In the spring and summer, many flowers provide pollen to bees. But sometimes, early in the season, the pollen production comes in stops and starts. And as any parent knows, you have to feed the kids every day, no matter what. Bees will adjust (downward) the amount of brood they are raising to match the current availability of pollen. You want them to raise as much brood as possible, because more bees means more workers to help get the hive fully established and squared away before winter. To even out, and even slightly boost, the amount of pollen available for the brood, some beekeepers add a small amount of pollen patty to a new colony.
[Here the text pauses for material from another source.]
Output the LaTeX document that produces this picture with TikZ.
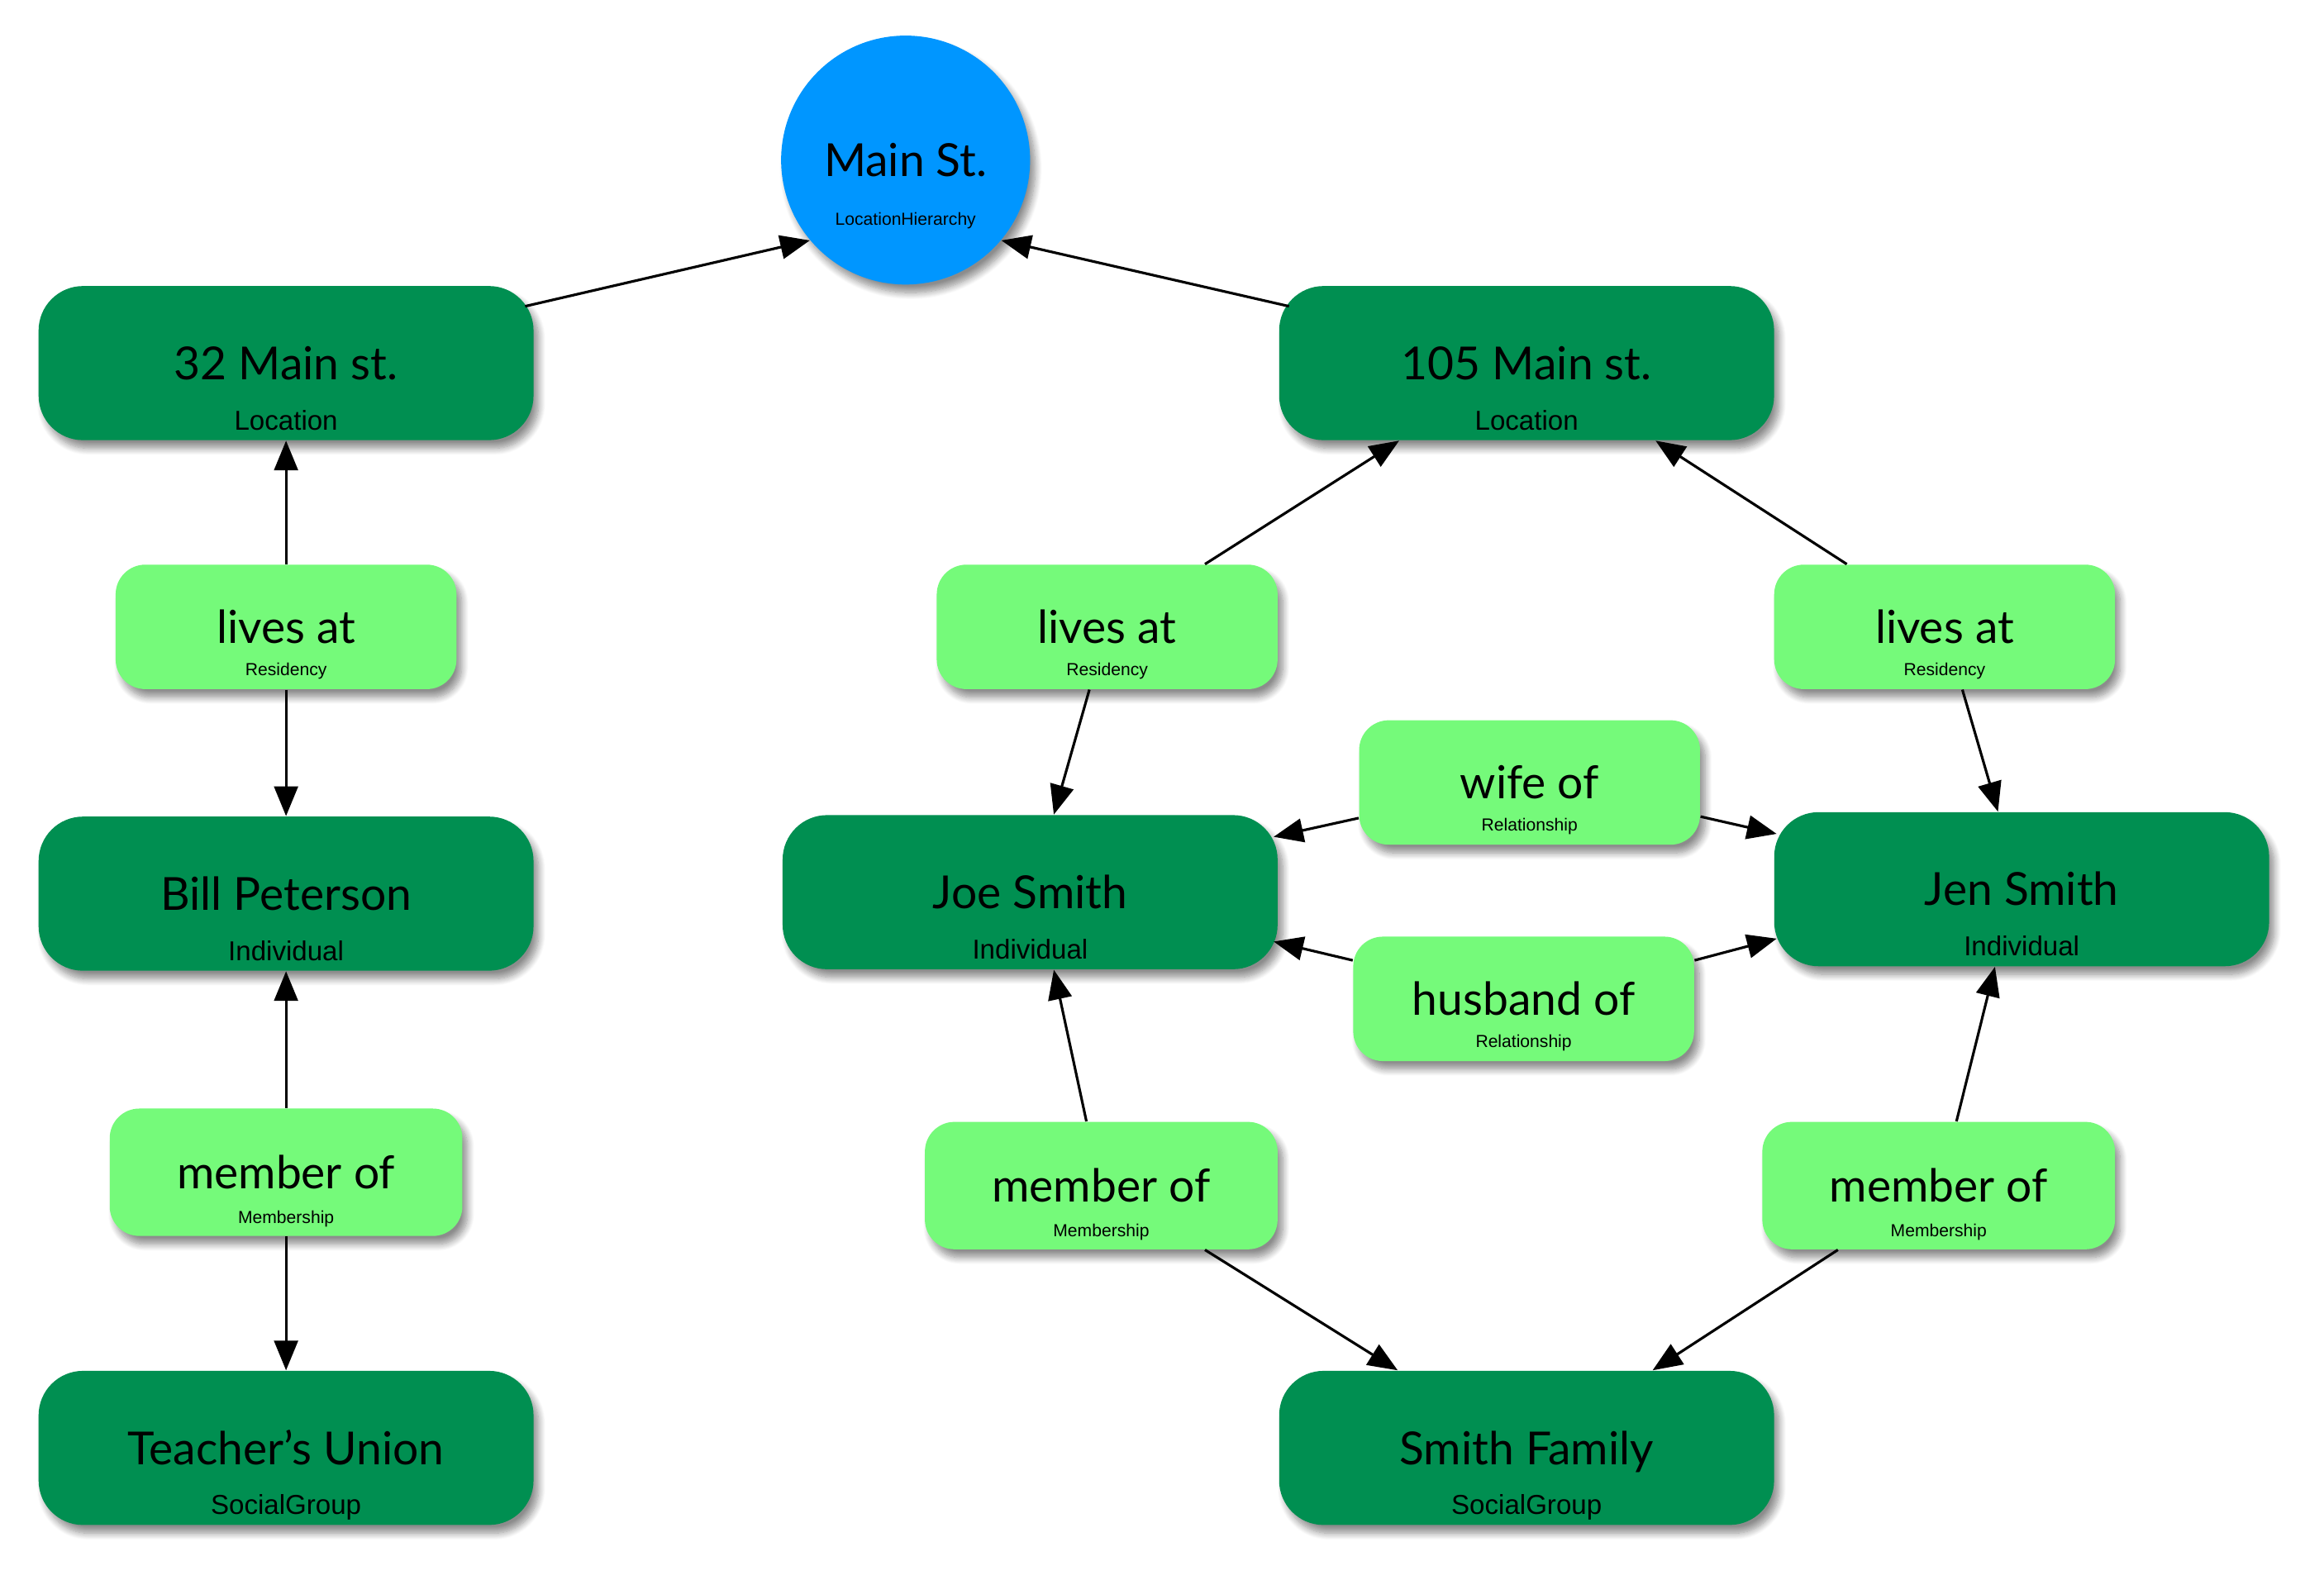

This comes with a little risk, however. More brood raised today means more bees in just a few weeks. And too many bees inside a hive, without enough comb already drawn, can equal an overcrowded hive. This is particularly true if you are starting with a nuc which is arriving with five to eight thousand baby bees already “in process.” Overcrowding can lead to swarming. If you are confident you would recognize the early signs of an overcrowded hive in time to take action, then it may be worth the risk. But if you are just starting out, it may be better to just “go with the flow” of natural pollen, literally. While you might still have such a natural excess of pollen that the hive becomes overcrowded, at least you won’t be the cause of the problem. You will have other opportunities in future years to experiment with super-charging a hive.

If you have pollen patty that you decide not to use, or a surplus, it can be carefully overwrapped and stored in the freezer until next spring. Your bees will be eager to feast on it then.